◆ **STORED DATA**
++++++

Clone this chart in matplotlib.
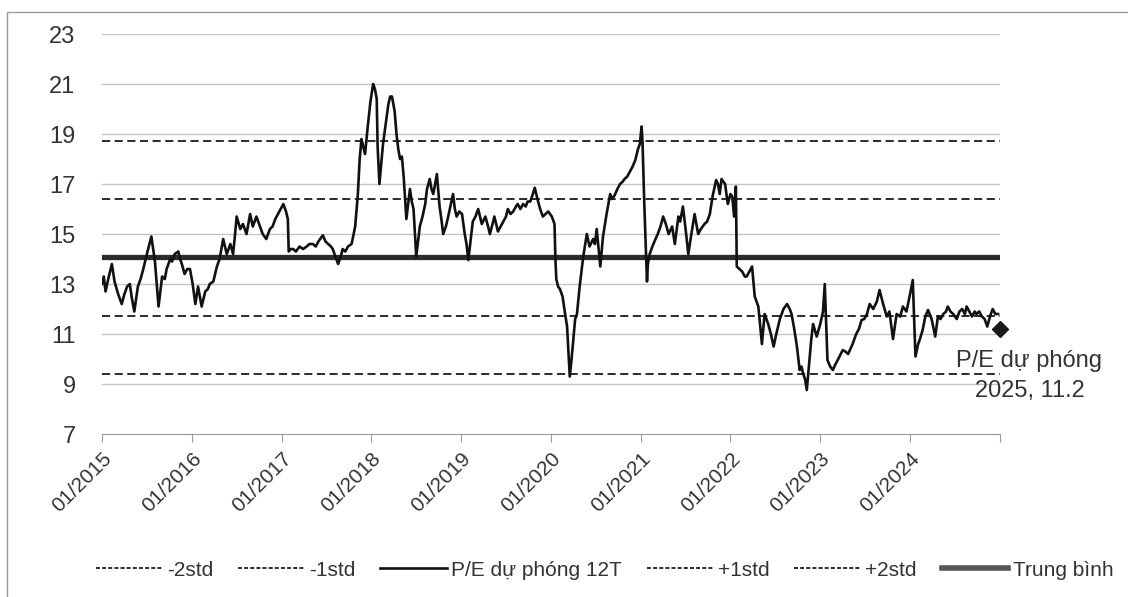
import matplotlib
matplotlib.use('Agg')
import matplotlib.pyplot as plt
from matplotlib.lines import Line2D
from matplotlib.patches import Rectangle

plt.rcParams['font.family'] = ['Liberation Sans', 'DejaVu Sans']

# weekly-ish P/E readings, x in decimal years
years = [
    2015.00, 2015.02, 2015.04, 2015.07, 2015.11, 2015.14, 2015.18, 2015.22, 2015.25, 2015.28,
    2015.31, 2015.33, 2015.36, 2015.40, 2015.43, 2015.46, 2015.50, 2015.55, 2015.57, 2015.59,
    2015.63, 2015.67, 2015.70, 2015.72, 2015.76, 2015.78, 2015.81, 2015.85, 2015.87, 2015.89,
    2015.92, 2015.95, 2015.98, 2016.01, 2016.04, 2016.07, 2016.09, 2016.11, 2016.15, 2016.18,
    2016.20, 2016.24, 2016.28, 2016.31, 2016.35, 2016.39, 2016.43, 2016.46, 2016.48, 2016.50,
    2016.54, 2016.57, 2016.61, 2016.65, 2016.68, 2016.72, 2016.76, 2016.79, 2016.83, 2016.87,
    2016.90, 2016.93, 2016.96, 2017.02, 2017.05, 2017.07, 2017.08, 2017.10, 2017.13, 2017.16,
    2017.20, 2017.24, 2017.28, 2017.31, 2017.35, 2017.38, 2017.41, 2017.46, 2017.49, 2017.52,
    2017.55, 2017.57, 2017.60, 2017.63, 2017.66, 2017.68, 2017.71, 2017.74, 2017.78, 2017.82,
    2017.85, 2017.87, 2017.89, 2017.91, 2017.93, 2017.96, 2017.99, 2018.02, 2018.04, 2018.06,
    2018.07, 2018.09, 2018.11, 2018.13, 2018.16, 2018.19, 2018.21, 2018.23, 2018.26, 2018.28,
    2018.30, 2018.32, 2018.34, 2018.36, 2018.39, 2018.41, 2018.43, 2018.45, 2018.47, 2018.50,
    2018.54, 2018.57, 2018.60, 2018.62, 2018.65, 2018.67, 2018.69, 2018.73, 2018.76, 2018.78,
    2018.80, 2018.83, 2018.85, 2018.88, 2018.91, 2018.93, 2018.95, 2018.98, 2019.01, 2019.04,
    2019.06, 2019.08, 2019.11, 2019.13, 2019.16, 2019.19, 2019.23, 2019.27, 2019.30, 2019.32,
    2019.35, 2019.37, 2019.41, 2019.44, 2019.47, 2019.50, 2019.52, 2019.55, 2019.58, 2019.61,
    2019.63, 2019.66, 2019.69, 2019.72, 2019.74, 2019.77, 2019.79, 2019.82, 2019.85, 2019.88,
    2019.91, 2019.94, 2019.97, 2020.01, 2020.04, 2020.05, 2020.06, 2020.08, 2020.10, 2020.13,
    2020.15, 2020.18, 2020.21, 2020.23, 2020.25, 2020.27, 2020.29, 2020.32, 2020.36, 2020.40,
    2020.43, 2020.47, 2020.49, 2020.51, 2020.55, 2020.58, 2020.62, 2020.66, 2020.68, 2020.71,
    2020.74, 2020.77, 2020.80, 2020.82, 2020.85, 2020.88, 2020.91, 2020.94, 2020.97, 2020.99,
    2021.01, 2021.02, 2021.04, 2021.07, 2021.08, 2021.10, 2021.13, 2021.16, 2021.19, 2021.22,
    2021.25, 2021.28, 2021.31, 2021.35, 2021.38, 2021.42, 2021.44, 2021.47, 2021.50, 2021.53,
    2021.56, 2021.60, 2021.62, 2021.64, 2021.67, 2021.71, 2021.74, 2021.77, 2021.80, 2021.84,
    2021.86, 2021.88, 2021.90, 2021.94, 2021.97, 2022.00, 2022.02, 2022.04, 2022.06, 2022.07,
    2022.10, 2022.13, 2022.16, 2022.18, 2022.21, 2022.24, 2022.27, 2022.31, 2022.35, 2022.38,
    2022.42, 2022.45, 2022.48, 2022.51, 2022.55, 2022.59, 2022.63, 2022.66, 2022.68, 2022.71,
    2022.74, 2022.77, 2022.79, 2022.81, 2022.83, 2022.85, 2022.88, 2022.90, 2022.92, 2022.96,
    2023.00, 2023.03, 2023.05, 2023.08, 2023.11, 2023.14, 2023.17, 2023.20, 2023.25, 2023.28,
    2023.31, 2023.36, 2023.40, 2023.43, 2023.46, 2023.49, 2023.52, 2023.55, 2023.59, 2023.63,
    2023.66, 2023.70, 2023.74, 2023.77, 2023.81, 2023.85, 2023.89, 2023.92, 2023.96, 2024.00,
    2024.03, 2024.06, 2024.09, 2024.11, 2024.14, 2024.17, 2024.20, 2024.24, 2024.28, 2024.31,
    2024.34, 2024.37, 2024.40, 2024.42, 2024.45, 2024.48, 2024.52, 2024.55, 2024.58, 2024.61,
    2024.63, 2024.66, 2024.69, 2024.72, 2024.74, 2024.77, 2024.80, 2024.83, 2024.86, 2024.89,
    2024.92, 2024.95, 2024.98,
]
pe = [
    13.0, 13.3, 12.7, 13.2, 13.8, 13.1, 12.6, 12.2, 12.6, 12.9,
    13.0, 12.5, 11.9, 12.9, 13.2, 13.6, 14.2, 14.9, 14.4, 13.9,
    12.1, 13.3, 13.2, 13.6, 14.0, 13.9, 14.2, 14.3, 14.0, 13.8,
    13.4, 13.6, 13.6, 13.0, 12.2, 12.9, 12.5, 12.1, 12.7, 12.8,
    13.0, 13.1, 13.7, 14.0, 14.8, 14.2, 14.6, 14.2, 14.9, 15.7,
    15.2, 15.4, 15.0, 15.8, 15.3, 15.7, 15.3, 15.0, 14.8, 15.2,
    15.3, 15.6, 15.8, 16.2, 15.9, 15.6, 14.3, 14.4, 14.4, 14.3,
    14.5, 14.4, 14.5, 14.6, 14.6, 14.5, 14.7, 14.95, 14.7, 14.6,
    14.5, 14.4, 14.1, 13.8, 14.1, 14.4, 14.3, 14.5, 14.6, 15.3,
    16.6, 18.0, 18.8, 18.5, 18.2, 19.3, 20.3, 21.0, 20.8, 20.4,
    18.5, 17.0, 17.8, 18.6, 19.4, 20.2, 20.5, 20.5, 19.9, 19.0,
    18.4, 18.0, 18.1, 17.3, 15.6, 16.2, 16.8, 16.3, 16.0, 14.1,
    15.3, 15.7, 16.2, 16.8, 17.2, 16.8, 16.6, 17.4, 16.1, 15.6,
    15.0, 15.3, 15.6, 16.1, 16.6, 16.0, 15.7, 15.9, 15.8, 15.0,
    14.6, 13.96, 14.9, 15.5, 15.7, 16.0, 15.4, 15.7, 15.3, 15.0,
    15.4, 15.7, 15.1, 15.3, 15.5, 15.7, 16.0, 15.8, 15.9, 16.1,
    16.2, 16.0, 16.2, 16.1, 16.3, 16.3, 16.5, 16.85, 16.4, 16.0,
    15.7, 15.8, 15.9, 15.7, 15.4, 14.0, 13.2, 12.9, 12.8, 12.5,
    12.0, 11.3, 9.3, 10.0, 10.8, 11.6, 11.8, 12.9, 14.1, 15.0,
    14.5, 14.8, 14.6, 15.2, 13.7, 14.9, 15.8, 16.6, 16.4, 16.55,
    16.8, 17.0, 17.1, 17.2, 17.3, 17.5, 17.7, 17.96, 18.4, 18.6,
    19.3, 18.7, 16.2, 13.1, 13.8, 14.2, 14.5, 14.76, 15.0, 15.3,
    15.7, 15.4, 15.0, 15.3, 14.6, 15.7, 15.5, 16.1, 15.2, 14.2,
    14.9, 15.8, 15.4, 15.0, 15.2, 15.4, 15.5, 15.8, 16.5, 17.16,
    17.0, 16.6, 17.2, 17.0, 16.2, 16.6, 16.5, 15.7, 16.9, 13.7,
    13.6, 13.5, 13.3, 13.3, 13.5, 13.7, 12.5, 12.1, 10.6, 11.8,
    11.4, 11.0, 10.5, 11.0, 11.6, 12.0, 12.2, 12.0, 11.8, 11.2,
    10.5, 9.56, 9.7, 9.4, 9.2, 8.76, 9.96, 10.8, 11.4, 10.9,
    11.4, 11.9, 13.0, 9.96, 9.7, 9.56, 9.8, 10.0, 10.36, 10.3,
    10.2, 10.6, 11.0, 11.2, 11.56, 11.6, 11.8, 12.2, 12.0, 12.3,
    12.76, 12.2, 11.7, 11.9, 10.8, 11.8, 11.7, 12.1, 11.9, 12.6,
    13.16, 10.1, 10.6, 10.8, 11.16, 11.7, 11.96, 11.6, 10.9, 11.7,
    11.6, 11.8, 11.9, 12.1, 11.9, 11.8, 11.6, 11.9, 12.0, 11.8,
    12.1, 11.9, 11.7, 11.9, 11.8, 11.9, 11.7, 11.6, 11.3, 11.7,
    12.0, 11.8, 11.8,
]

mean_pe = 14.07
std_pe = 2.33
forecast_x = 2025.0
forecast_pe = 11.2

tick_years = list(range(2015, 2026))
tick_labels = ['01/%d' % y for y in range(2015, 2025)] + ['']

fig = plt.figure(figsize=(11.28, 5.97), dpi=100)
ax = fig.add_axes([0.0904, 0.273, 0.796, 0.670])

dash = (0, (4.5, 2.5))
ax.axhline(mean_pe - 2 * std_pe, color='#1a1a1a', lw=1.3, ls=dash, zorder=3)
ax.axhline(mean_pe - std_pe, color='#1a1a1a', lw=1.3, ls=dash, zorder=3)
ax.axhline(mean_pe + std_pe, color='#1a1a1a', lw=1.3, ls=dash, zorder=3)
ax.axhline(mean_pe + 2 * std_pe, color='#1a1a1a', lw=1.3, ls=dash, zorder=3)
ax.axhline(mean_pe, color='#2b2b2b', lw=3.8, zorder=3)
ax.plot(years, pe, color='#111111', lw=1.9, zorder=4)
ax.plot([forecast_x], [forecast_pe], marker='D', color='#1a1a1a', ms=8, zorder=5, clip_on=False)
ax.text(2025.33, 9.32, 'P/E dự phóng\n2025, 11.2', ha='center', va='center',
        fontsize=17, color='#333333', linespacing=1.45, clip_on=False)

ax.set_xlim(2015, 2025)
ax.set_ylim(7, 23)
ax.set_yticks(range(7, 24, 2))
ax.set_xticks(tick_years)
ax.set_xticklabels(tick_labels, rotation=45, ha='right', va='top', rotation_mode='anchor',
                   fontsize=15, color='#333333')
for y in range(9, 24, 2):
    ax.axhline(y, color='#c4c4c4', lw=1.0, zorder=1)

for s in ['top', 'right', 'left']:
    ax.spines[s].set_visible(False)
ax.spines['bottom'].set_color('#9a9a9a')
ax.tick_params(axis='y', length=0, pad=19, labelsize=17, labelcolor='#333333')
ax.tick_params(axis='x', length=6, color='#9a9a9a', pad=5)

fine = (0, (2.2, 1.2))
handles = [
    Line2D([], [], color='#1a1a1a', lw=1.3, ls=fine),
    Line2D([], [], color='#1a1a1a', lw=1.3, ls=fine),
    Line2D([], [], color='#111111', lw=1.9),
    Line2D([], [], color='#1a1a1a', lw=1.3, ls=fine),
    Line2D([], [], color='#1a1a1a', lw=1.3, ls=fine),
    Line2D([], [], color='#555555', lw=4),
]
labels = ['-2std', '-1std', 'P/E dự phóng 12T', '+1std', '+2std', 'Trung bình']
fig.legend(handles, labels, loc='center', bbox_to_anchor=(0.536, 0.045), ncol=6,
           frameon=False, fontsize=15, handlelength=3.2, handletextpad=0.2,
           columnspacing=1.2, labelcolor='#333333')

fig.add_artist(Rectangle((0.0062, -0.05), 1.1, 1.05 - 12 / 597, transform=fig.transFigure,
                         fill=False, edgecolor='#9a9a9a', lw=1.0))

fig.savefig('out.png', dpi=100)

++++++

◆ **DIRECTIVE**
Identify all lines where the word "matplotlib" shows up. Copy them.

◆ **TASK RESPONSE**
Clone this chart in matplotlib.
import matplotlib
matplotlib.use('Agg')
import matplotlib.pyplot as plt
from matplotlib.lines import Line2D
from matplotlib.patches import Rectangle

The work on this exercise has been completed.